### What to do
Write out the material exactly, without any of its pictures.

### Supplied material
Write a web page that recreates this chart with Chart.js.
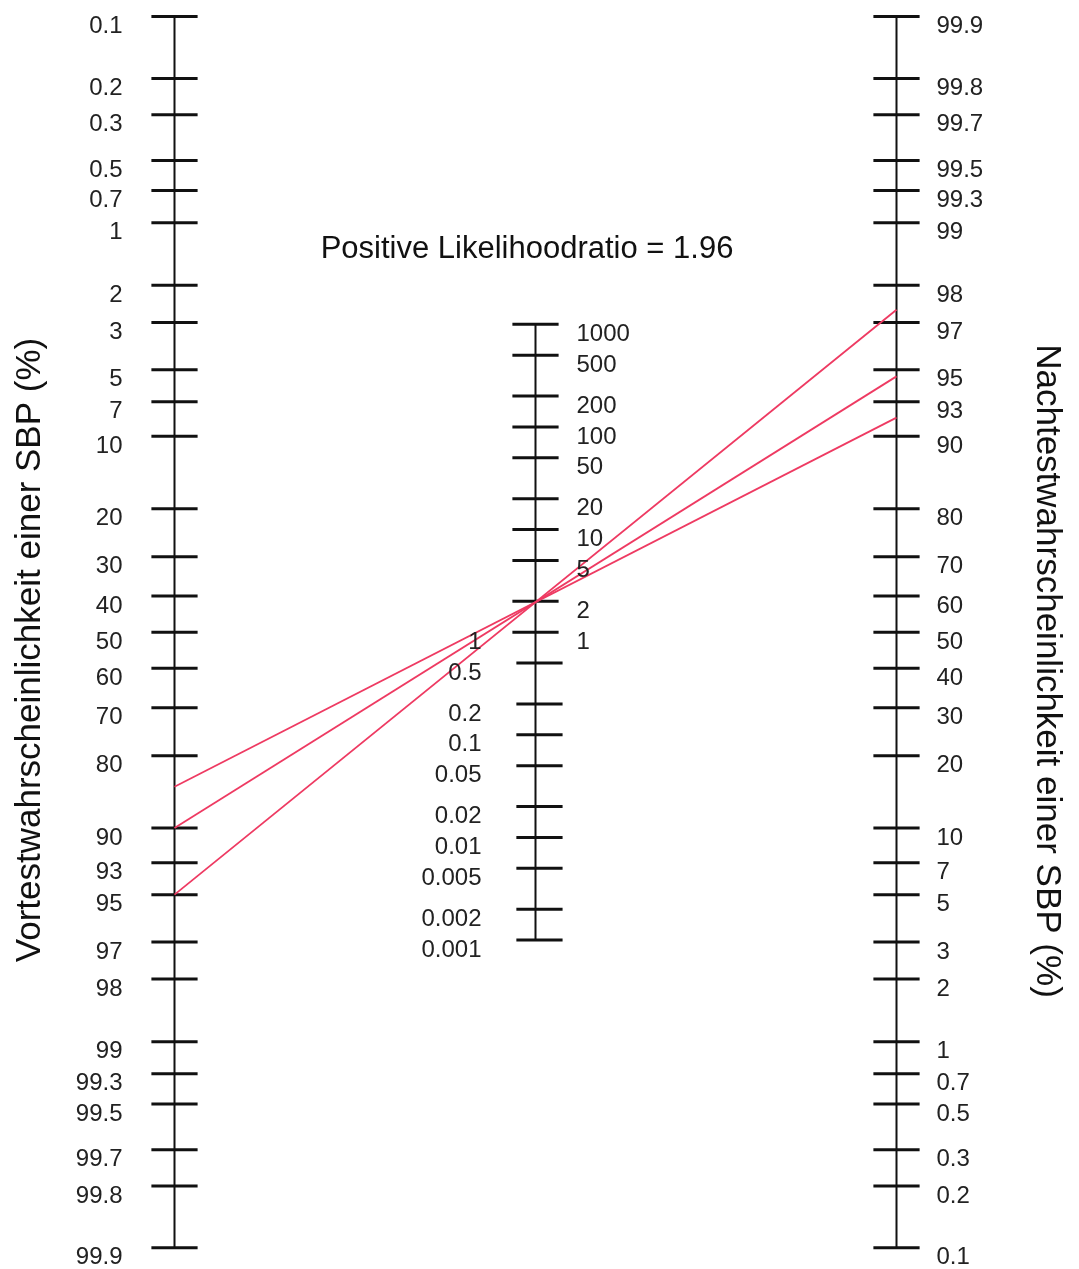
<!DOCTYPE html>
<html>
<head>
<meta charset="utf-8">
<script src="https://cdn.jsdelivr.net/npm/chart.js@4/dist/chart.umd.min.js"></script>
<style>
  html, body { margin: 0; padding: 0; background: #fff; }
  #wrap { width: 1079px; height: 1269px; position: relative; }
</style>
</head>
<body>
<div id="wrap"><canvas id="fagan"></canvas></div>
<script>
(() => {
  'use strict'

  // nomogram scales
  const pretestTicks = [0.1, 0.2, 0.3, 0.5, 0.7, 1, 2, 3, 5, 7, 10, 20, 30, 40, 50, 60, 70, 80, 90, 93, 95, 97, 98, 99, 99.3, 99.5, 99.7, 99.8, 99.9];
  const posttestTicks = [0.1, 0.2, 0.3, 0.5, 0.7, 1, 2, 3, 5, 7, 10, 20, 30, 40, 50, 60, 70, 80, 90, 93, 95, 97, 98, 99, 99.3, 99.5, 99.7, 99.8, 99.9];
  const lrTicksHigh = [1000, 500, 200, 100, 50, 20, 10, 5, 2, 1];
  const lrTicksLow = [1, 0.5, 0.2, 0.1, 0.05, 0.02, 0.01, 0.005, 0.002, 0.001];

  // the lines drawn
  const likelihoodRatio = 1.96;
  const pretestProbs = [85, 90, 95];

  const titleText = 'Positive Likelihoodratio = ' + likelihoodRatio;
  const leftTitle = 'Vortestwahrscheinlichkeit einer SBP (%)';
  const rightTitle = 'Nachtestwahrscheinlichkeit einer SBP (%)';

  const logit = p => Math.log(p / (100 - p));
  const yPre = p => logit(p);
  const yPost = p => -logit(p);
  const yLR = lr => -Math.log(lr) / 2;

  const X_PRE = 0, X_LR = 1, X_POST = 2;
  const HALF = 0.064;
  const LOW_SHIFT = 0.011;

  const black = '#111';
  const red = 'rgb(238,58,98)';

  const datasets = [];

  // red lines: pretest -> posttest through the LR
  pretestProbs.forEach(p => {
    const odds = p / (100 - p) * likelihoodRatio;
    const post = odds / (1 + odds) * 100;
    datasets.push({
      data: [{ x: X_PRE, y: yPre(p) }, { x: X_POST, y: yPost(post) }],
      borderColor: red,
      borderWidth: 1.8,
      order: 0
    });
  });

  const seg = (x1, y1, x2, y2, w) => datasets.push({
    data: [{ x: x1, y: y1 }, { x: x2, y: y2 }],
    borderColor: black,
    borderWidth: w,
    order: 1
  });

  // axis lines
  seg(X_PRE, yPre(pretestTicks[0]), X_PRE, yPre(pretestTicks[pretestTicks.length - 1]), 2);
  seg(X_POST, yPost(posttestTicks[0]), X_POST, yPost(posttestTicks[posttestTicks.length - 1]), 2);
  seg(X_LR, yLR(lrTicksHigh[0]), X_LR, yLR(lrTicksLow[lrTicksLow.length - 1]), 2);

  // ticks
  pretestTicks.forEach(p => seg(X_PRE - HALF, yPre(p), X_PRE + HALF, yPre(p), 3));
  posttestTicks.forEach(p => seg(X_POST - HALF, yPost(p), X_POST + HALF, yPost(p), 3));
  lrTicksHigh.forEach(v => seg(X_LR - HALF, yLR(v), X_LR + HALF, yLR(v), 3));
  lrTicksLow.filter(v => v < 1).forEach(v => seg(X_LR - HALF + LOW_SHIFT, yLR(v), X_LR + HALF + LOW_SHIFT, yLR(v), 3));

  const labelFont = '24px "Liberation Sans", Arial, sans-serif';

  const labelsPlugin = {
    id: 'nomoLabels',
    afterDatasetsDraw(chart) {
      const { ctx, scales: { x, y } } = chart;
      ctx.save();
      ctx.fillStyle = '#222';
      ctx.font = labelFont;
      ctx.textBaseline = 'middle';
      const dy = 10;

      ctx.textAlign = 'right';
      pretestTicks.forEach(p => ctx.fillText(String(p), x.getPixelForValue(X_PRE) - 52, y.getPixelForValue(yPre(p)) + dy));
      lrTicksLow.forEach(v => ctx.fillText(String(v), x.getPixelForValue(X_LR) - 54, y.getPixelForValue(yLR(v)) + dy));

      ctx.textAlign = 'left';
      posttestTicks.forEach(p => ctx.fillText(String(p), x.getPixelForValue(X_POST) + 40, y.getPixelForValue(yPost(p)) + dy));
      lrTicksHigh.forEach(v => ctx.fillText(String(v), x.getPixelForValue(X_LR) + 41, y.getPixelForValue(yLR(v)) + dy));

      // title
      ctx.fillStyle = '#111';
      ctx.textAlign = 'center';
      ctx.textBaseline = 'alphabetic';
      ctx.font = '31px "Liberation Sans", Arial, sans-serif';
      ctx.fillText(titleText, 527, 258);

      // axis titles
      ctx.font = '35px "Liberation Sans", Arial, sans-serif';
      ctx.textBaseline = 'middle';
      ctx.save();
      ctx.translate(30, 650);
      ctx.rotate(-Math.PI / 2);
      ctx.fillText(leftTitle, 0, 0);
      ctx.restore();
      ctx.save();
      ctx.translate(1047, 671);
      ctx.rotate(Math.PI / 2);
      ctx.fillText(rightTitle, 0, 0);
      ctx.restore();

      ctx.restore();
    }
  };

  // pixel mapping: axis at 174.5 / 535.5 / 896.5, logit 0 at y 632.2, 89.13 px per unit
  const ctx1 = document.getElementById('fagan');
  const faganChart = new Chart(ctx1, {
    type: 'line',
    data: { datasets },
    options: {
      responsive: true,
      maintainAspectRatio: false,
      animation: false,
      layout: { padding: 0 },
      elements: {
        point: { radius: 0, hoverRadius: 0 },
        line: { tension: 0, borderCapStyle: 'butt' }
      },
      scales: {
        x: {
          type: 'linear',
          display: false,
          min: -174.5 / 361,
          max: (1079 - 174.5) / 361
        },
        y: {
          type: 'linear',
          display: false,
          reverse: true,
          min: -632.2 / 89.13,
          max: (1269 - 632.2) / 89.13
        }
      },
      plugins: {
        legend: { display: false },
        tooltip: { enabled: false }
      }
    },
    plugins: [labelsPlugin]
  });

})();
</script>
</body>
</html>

### Exercise answer
Write a web page that recreates this chart with Chart.js.
<!DOCTYPE html>
<html>
<head>
<meta charset="utf-8">
<script src="https://cdn.jsdelivr.net/npm/chart.js@4/dist/chart.umd.min.js"></script>
<style>
  html, body { margin: 0; padding: 0; background: #fff; }
  #wrap { width: 1079px; height: 1269px; position: relative; }
</style>
</head>
<body>
<div id="wrap"><canvas id="fagan"></canvas></div>
<script>
(() => {
  'use strict'

  // nomogram scales
  const pretestTicks = [0.1, 0.2, 0.3, 0.5, 0.7, 1, 2, 3, 5, 7, 10, 20, 30, 40, 50, 60, 70, 80, 90, 93, 95, 97, 98, 99, 99.3, 99.5, 99.7, 99.8, 99.9];
  const posttestTicks = [0.1, 0.2, 0.3, 0.5, 0.7, 1, 2, 3, 5, 7, 10, 20, 30, 40, 50, 60, 70, 80, 90, 93, 95, 97, 98, 99, 99.3, 99.5, 99.7, 99.8, 99.9];
  const lrTicksHigh = [1000, 500, 200, 100, 50, 20, 10, 5, 2, 1];
  const lrTicksLow = [1, 0.5, 0.2, 0.1, 0.05, 0.02, 0.01, 0.005, 0.002, 0.001];

  // the lines drawn
  const likelihoodRatio = 1.96;
  const pretestProbs = [85, 90, 95];

  const titleText = 'Positive Likelihoodratio = ' + likelihoodRatio;
  const leftTitle = 'Vortestwahrscheinlichkeit einer SBP (%)';
  const rightTitle = 'Nachtestwahrscheinlichkeit einer SBP (%)';

  const logit = p => Math.log(p / (100 - p));
  const yPre = p => logit(p);
  const yPost = p => -logit(p);
  const yLR = lr => -Math.log(lr) / 2;

  const X_PRE = 0, X_LR = 1, X_POST = 2;
  const HALF = 0.064;
  const LOW_SHIFT = 0.011;

  const black = '#111';
  const red = 'rgb(238,58,98)';

  const datasets = [];

  // red lines: pretest -> posttest through the LR
  pretestProbs.forEach(p => {
    const odds = p / (100 - p) * likelihoodRatio;
    const post = odds / (1 + odds) * 100;
    datasets.push({
      data: [{ x: X_PRE, y: yPre(p) }, { x: X_POST, y: yPost(post) }],
      borderColor: red,
      borderWidth: 1.8,
      order: 0
    });
  });

  const seg = (x1, y1, x2, y2, w) => datasets.push({
    data: [{ x: x1, y: y1 }, { x: x2, y: y2 }],
    borderColor: black,
    borderWidth: w,
    order: 1
  });

  // axis lines
  seg(X_PRE, yPre(pretestTicks[0]), X_PRE, yPre(pretestTicks[pretestTicks.length - 1]), 2);
  seg(X_POST, yPost(posttestTicks[0]), X_POST, yPost(posttestTicks[posttestTicks.length - 1]), 2);
  seg(X_LR, yLR(lrTicksHigh[0]), X_LR, yLR(lrTicksLow[lrTicksLow.length - 1]), 2);

  // ticks
  pretestTicks.forEach(p => seg(X_PRE - HALF, yPre(p), X_PRE + HALF, yPre(p), 3));
  posttestTicks.forEach(p => seg(X_POST - HALF, yPost(p), X_POST + HALF, yPost(p), 3));
  lrTicksHigh.forEach(v => seg(X_LR - HALF, yLR(v), X_LR + HALF, yLR(v), 3));
  lrTicksLow.filter(v => v < 1).forEach(v => seg(X_LR - HALF + LOW_SHIFT, yLR(v), X_LR + HALF + LOW_SHIFT, yLR(v), 3));

  const labelFont = '24px "Liberation Sans", Arial, sans-serif';

  const labelsPlugin = {
    id: 'nomoLabels',
    afterDatasetsDraw(chart) {
      const { ctx, scales: { x, y } } = chart;
      ctx.save();
      ctx.fillStyle = '#222';
      ctx.font = labelFont;
      ctx.textBaseline = 'middle';
      const dy = 10;

      ctx.textAlign = 'right';
      pretestTicks.forEach(p => ctx.fillText(String(p), x.getPixelForValue(X_PRE) - 52, y.getPixelForValue(yPre(p)) + dy));
      lrTicksLow.forEach(v => ctx.fillText(String(v), x.getPixelForValue(X_LR) - 54, y.getPixelForValue(yLR(v)) + dy));

      ctx.textAlign = 'left';
      posttestTicks.forEach(p => ctx.fillText(String(p), x.getPixelForValue(X_POST) + 40, y.getPixelForValue(yPost(p)) + dy));
      lrTicksHigh.forEach(v => ctx.fillText(String(v), x.getPixelForValue(X_LR) + 41, y.getPixelForValue(yLR(v)) + dy));

      // title
      ctx.fillStyle = '#111';
      ctx.textAlign = 'center';
      ctx.textBaseline = 'alphabetic';
      ctx.font = '31px "Liberation Sans", Arial, sans-serif';
      ctx.fillText(titleText, 527, 258);

      // axis titles
      ctx.font = '35px "Liberation Sans", Arial, sans-serif';
      ctx.textBaseline = 'middle';
      ctx.save();
      ctx.translate(30, 650);
      ctx.rotate(-Math.PI / 2);
      ctx.fillText(leftTitle, 0, 0);
      ctx.restore();
      ctx.save();
      ctx.translate(1047, 671);
      ctx.rotate(Math.PI / 2);
      ctx.fillText(rightTitle, 0, 0);
      ctx.restore();

      ctx.restore();
    }
  };

  // pixel mapping: axis at 174.5 / 535.5 / 896.5, logit 0 at y 632.2, 89.13 px per unit
  const ctx1 = document.getElementById('fagan');
  const faganChart = new Chart(ctx1, {
    type: 'line',
    data: { datasets },
    options: {
      responsive: true,
      maintainAspectRatio: false,
      animation: false,
      layout: { padding: 0 },
      elements: {
        point: { radius: 0, hoverRadius: 0 },
        line: { tension: 0, borderCapStyle: 'butt' }
      },
      scales: {
        x: {
          type: 'linear',
          display: false,
          min: -174.5 / 361,
          max: (1079 - 174.5) / 361
        },
        y: {
          type: 'linear',
          display: false,
          reverse: true,
          min: -632.2 / 89.13,
          max: (1269 - 632.2) / 89.13
        }
      },
      plugins: {
        legend: { display: false },
        tooltip: { enabled: false }
      }
    },
    plugins: [labelsPlugin]
  });

})();
</script>
</body>
</html>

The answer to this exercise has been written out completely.